If you cannot remember the last time you changed your AC air filter, then do so as soon as possible. If you are not very good about remembering to change it, then opt for a disposal fiberglass filter with a MERV rating in the 2 to 4 range. This is likely the same type of filter you have for your heating system. These filters remove the larger dust and pollen particles from the air without sacrificing airflow.
Filters with lower MERV ratings will allow more dust into your home, so you may want to purchase some disposal vent filters or a whole house air filtration system. If the extra dust does not bother you much, then you can simply vacuum a bit more as well.
Consider An Insufficient Drain
Air conditioners will create a great deal of moisture as they cool air. The AC unit will use an outdoor return or vent to supply the system with air. The air is forced over the evaporator coils where it is cooled, and the air is moved to your ducts. The air supply will usually start off warm and end up cool as it is forced from your vents. Warm air holds a lot of moisture, but cool air does not. As your AC system does its job, moisture falls out of the air and deposits on the evaporator coils.
If you live in a humid area, then the cooling system will need to deal with several pints of water an hour. For example, an average or modest size AC unit can remove 3 to 4 pints of water an hour. All of this fluid collects in the drain pan and moves through a drain pipe. Some units use gravity to move the water out of the house, while others use a pump and a dedicated plumbing line to release all the moisture.

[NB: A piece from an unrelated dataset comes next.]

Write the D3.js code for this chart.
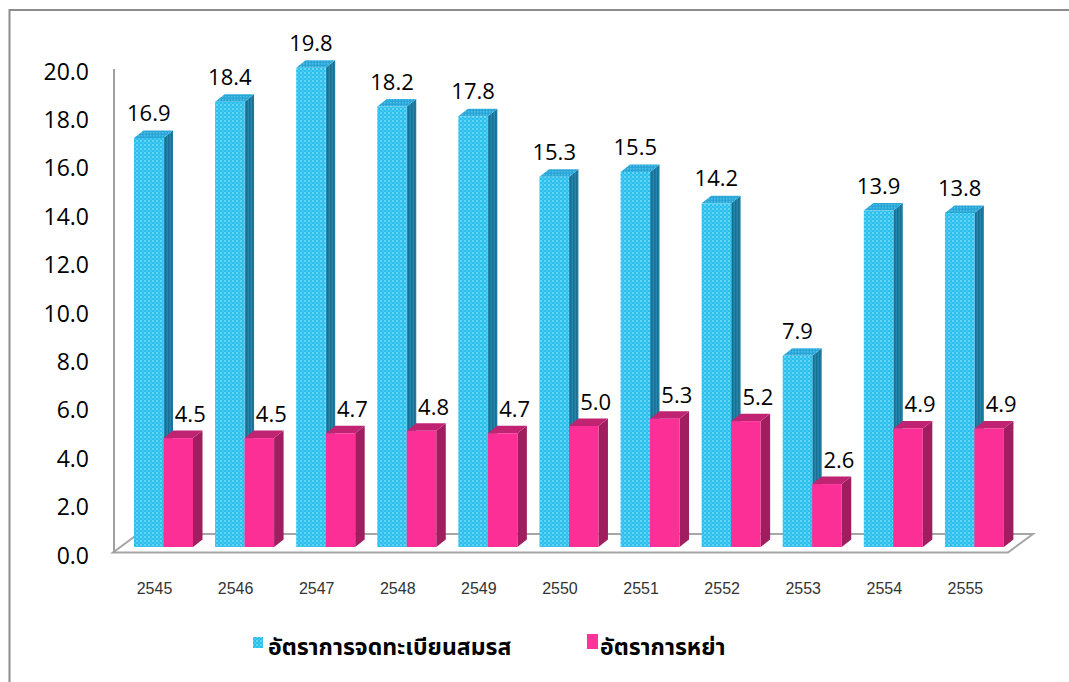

If you use your AC unit a lot, then the drain may not be able to properly handle and remove all the water. If your AC system is newer or if you have always noticed a water dripping issue, then speak to your AC repair specialist about installing a larger drain pump on the drain line. This will help to move large quantities of water more quickly away from the system. Also, you can ask the professional to install a dehumidifier on the unit. A device installed on the supply duct or the main return of the unit is best. This will help to remove water from the air before it enters the air conditioner. The drain will then need to deal with less water overall.